Okay, so maybe this isn’t your editor’s mind, but an editor’s mind. I’ve been working with a lot of new authors recently. Authors who’ve never worked with an editor before. Now, I’m passionate about quality writing. I’m so passionate, that sometimes I worry that I come across as too strict when I edit. So I’d like to take you behind the scenes with a little fictional exchange between me and a totally made-up manuscript.
Scene: Patricia’s Editing Cave
The music rises. Cue the Law & Order theme song.
Voiceover: The names and faces have been changed, but the situations are real. We now present, “Tales from the Editor.”
Patricia sits down and opens a client file. Her eyes roam over the screen. “Not bad,” she says. “First paragraph indent, proper font, paragraphing. Okay. Let’s see what this baby’s got.”
Five minutes pass. Patricia chews on her lip. Her brows knit together. She opens up a web browser and types, “define: cumberbatched.”
“Huh.” She adds a comment to the document. “I don’t think I’ve ever seen Benedict Cumberbatch’s name used as a verb before, but this works quite well. Though the Chicago Manual of Style would probably want you to capitalize it.”
Another few minutes pass. She reads a ten sentence paragraph. Frowns. Reads it again. Another comment. “Every sentence in this paragraph follows the same structure. [Action] when [other action]. I challenge you to vary this structure.”
She thinks, “My own editor challenged me to a variety of tasks when she and I started working together. I like using that phrase. I think it seems nicer than simply telling a client that they need to fix things. Almost like a game. Or How I Met Your Mother.” The voice of Barney Stinson rolls through her head. “Challenge Accepted.” A chuckle escapes.
Five pages later. “If I see one more [Action] when [action] sentence, I’m going to scream. Okay. Time to take a break. Clearly I’ve been at this too long.”
The next day, she picks it back up again. “Ha! Okay. The idea of a cat stealing the heroine’s favorite pair of chaps is damn funny. I should comment on that.” A few more pages pass. “Those damn double dashes again. Why can’t Scrivener deal with the em-dash properly out of the box? Why can’t authors?” She shakes her head. “Because very few people ever teach the em-dash. That’s why.”

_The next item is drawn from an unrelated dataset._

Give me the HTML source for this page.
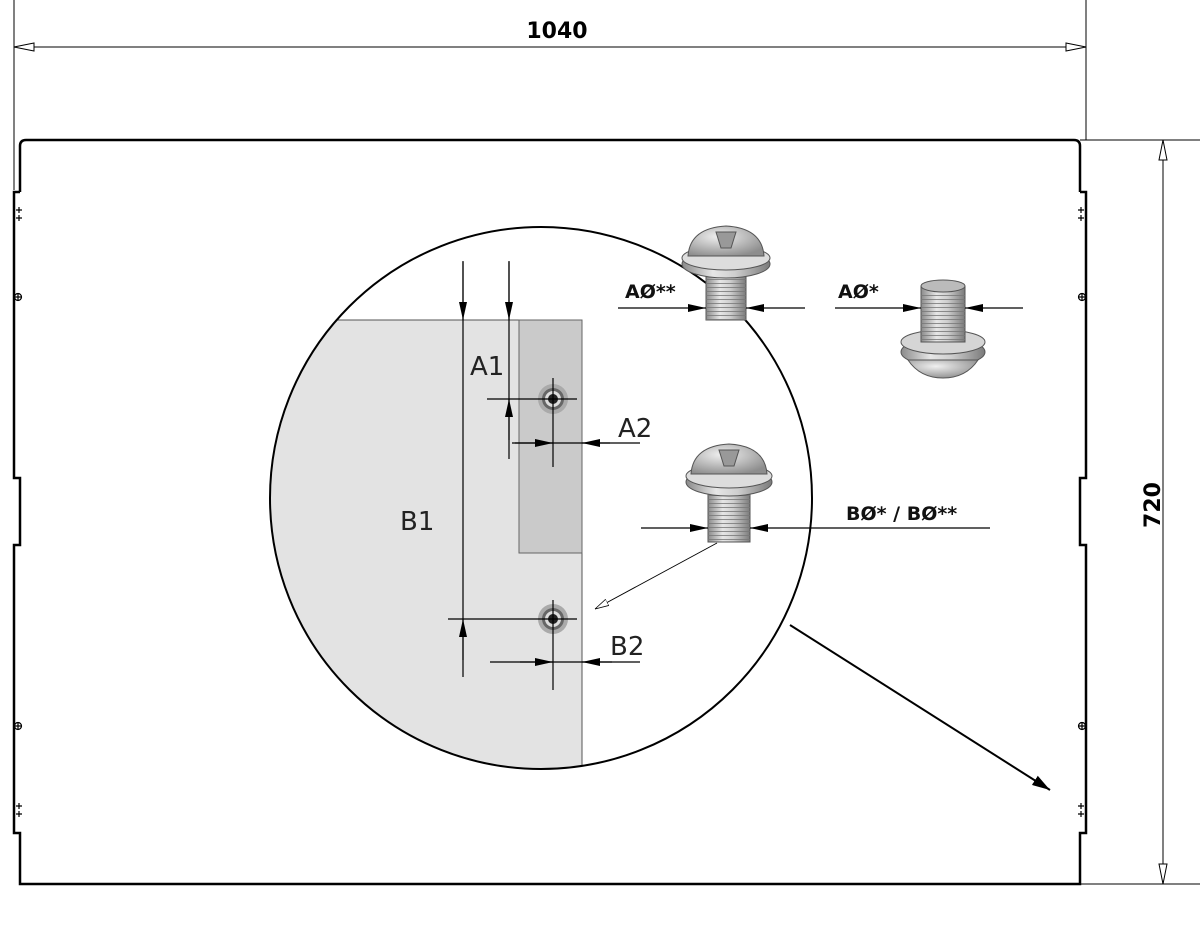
<!DOCTYPE html>
<html><head><meta charset="utf-8"><style>
html,body{margin:0;padding:0;background:#fff;width:1200px;height:929px;overflow:hidden}
svg{display:block}
text{font-family:"DejaVu Sans","Liberation Sans",sans-serif}
</style></head><body>
<svg width="1200" height="929" viewBox="0 0 1200 929" xmlns="http://www.w3.org/2000/svg">
<defs>
<linearGradient id="mg" x1="0" x2="1" y1="0" y2="0">
<stop offset="0" stop-color="#8a8a8a"/><stop offset="0.35" stop-color="#e6e6e6"/><stop offset="0.6" stop-color="#cfcfcf"/><stop offset="1" stop-color="#7a7a7a"/></linearGradient>
<radialGradient id="dg" cx="0.4" cy="0.35" r="0.7"><stop offset="0" stop-color="#f0f0f0"/><stop offset="1" stop-color="#8d8d8d"/></radialGradient>
<pattern id="th" width="4" height="4" patternUnits="userSpaceOnUse"><rect width="4" height="4" fill="none"/><line x1="0" y1="3.5" x2="4" y2="3.5" stroke="#777" stroke-width="0.8"/></pattern>
<marker id="ar" markerWidth="18" markerHeight="8" refX="18" refY="4" orient="auto" markerUnits="userSpaceOnUse"><path d="M0,0 L18,4 L0,8 Z" fill="#000"/></marker>
<marker id="ao" markerWidth="14" markerHeight="8" refX="14" refY="4" orient="auto" markerUnits="userSpaceOnUse"><path d="M0,0.5 L14,4 L0,7.5 Z" fill="#fff" stroke="#000" stroke-width="0.8"/></marker>
<marker id="ab" markerWidth="18" markerHeight="11" refX="18" refY="5.5" orient="auto" markerUnits="userSpaceOnUse"><path d="M0,0 L18,5.5 L0,11 Z" fill="#000"/></marker>
</defs>
<g stroke="#000" stroke-width="1" fill="none">
<line x1="14" y1="0" x2="14" y2="190"/>
<line x1="1086" y1="0" x2="1086" y2="140"/>
<line x1="14" y1="47" x2="1086" y2="47"/>
<path d="M14,47 L34,43 L34,51 Z" fill="#fff"/>
<path d="M1086,47 L1066,43 L1066,51 Z" fill="#fff"/>
<line x1="1080" y1="140" x2="1200" y2="140"/>
<line x1="1080" y1="884" x2="1200" y2="884"/>
<line x1="1163" y1="140" x2="1163" y2="884"/>
<path d="M1163,140 L1159,160 L1167,160 Z" fill="#fff"/>
<path d="M1163,884 L1159,864 L1167,864 Z" fill="#fff"/>
</g>
<text x="557" y="38" font-size="22" font-weight="bold" text-anchor="middle">1040</text>
<text transform="translate(1160,505) rotate(-90)" font-size="22" font-weight="bold" text-anchor="middle">720</text>
<g stroke="#000" stroke-width="2.5" fill="none">
<path d="M20,192 L20,146 Q20,140 26,140 L1074,140 Q1080,140 1080,146 L1080,192"/>
<path d="M20,192 L14,192 L14,478 L20,478 L20,545 L14,545 L14,833 L20,833 L20,884 L1080,884 L1080,833 L1086,833 L1086,545 L1080,545 L1080,478 L1086,478 L1086,192 L1080,192"/>
</g>
<g stroke="#000" stroke-width="1.2" fill="none">
<path d="M16,210 h6 M19,207 v6 M16,218 h6 M19,215 v6"/>
<circle cx="18" cy="297" r="3.5"/><path d="M14,297 h8 M18,293 v8"/>
<circle cx="18" cy="726" r="3.5"/><path d="M14,726 h8 M18,722 v8"/>
<path d="M16,806 h6 M19,803 v6 M16,814 h6 M19,811 v6"/>
<path d="M1078,210 h6 M1081,207 v6 M1078,218 h6 M1081,215 v6"/>
<circle cx="1082" cy="297" r="3.5"/><path d="M1078,297 h8 M1082,293 v8"/>
<circle cx="1082" cy="726" r="3.5"/><path d="M1078,726 h8 M1082,722 v8"/>
<path d="M1078,806 h6 M1081,803 v6 M1078,814 h6 M1081,811 v6"/>
</g>
<clipPath id="cc"><circle cx="541" cy="498" r="271"/></clipPath>
<g clip-path="url(#cc)">
<path d="M250,320 L577,320 Q582,320 582,325 L582,800 L250,800 Z" fill="#e3e3e3" stroke="#555" stroke-width="1"/>
<rect x="519" y="320" width="63" height="233" fill="#cacaca" stroke="#666" stroke-width="1"/>
</g>
<circle cx="541" cy="498" r="271" fill="none" stroke="#000" stroke-width="2"/>
<g>
<circle cx="553" cy="399" r="15" fill="#aaa"/><circle cx="553" cy="399" r="11" fill="#666"/><circle cx="553" cy="399" r="8" fill="#ddd"/><circle cx="553" cy="399" r="5" fill="#222"/>
<circle cx="553" cy="619" r="15" fill="#aaa"/><circle cx="553" cy="619" r="11" fill="#666"/><circle cx="553" cy="619" r="8" fill="#ddd"/><circle cx="553" cy="619" r="5" fill="#222"/>
</g>
<g stroke="#000" stroke-width="1.2" fill="none">
<line x1="463" y1="261" x2="463" y2="677"/>
<line x1="509" y1="261" x2="509" y2="459"/>
<line x1="463" y1="262" x2="463" y2="320" marker-end="url(#ar)"/>
<line x1="509" y1="262" x2="509" y2="320" marker-end="url(#ar)"/>
<line x1="509" y1="440" x2="509" y2="399" marker-end="url(#ar)"/>
<line x1="463" y1="660" x2="463" y2="619" marker-end="url(#ar)"/>
<line x1="487" y1="399" x2="577" y2="399"/>
<line x1="553" y1="378" x2="553" y2="467"/>
<line x1="512" y1="443" x2="640" y2="443"/>
<line x1="515" y1="443" x2="553" y2="443" marker-end="url(#ar)"/>
<line x1="610" y1="443" x2="582" y2="443" marker-end="url(#ar)"/>
<line x1="448" y1="619" x2="577" y2="619"/>
<line x1="553" y1="600" x2="553" y2="690"/>
<line x1="490" y1="662" x2="640" y2="662"/>
<line x1="520" y1="662" x2="553" y2="662" marker-end="url(#ar)"/>
<line x1="612" y1="662" x2="582" y2="662" marker-end="url(#ar)"/>
</g>
<g font-size="26" fill="#222">
<text x="470" y="375">A1</text>
<text x="618" y="437">A2</text>
<text x="400" y="530">B1</text>
<text x="610" y="655">B2</text>
</g>
<g stroke="#555" stroke-width="1">
<rect x="706" y="276" width="40" height="44" fill="url(#mg)"/>
<rect x="706" y="276" width="40" height="44" fill="url(#th)" stroke="none"/>
<ellipse cx="726" cy="264" rx="44" ry="14" fill="url(#mg)"/>
<ellipse cx="726" cy="258" rx="44" ry="12" fill="#ddd"/>
<path d="M688,256 Q690,228 726,226 Q762,228 764,256 Z" fill="url(#dg)"/>
<path d="M716,232 L736,232 L731,248 L721,248 Z" fill="#999"/>
</g>
<g stroke="#555" stroke-width="1">
<ellipse cx="943" cy="352" rx="42" ry="14" fill="url(#mg)"/>
<path d="M908,360 Q920,378 943,378 Q966,378 978,360 Z" fill="url(#dg)"/>
<ellipse cx="943" cy="342" rx="42" ry="12" fill="#d5d5d5"/>
<rect x="921" y="286" width="44" height="56" fill="url(#mg)"/>
<rect x="921" y="292" width="44" height="50" fill="url(#th)" stroke="none"/>
<ellipse cx="943" cy="286" rx="22" ry="6" fill="#bbb"/>
</g>
<g stroke="#555" stroke-width="1">
<rect x="708" y="494" width="42" height="48" fill="url(#mg)"/>
<rect x="708" y="494" width="42" height="48" fill="url(#th)" stroke="none"/>
<ellipse cx="729" cy="482" rx="43" ry="14" fill="url(#mg)"/>
<ellipse cx="729" cy="476" rx="43" ry="12" fill="#ddd"/>
<path d="M691,474 Q693,446 729,444 Q765,446 767,474 Z" fill="url(#dg)"/>
<path d="M719,450 L739,450 L734,466 L724,466 Z" fill="#999"/>
</g>
<g stroke="#000" stroke-width="1.2" fill="none">
<line x1="618" y1="308" x2="706" y2="308" marker-end="url(#ar)"/>
<line x1="805" y1="308" x2="746" y2="308" marker-end="url(#ar)"/>
<line x1="835" y1="308" x2="921" y2="308" marker-end="url(#ar)"/>
<line x1="1023" y1="308" x2="965" y2="308" marker-end="url(#ar)"/>
<line x1="641" y1="528" x2="708" y2="528" marker-end="url(#ar)"/>
<line x1="990" y1="528" x2="750" y2="528" marker-end="url(#ar)"/>
<line x1="717" y1="543" x2="595" y2="609" stroke-width="0.9" marker-end="url(#ao)"/>
<line x1="790" y1="625" x2="1050" y2="790" stroke-width="2" marker-end="url(#ab)"/>
</g>
<g font-size="19" font-weight="bold" fill="#111">
<text x="625" y="298">AØ**</text>
<text x="838" y="298">AØ*</text>
<text x="846" y="520">BØ* / BØ**</text>
</g>
</svg>
</body></html>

Patricia opens a new comment window. “Whenever you’re breaking speech, for example, when your character gets interrupted, you always use what’s called an em-dash. You can insert an em-dash by using Word’s autocorrect features or by going to the Insert menu, choosing Symbol, More Symbols, and picking em-dash. Scrivener doesn’t do this natively, but I can walk you through how to configure it so it does it for you every time.”
An hour passes. “If only I could edit as quickly as I could read. Too bad it takes like six times as long to edit a paragraph as read it. I could get so much done in a day!”
Her eyes start to burn. She’s getting really worried about this one character. The author is putting him through hell. Comment time. “Your hero has been beaten, stabbed, shot, and now you’re killing his sister? Whoa. You’re slapping a dark thriller label on this, right?”
More pages. The hero gets a break. He even gets to sleep. But the author spends five paragraphs telling the reader about how he brushes his teeth, flosses, examines his reflection for gray hair, feeds the cat, folds down the blankets, fluffs the pillows, and turns out the light. “Time for another comment,” she says. “This is one of those circumstances where you don’t need to tell us everything. Most people are familiar with the acts of going to bed. It’s enough to say that he fed the cat, took care of his needs, and went to bed. We don’t need to know about his brushing in flossing in grand detail.”
Page after page Patricia reads. She fixes repeated words like three instances of the word soft in two sentences. She changes passive verbs, phrases like “I felt, I knew, I saw, and I heard.” She laughs. She makes appreciative little comments when something good happens in the book, and she shakes her head whenever the author doesn’t use a contraction in casual speech.
And then Patricia’s done. She prepares a summary for the author of their top three or four types of mistakes and of the things that she liked. She hopes that the author understands that she only wants to make the story better, not tear the author down. She worries that the author will take things personally, and Patricia is never personal when she edits. She’s objective, rational, and has to take herself out of the story. She can’t afford to be personal because personal doesn’t fix stories.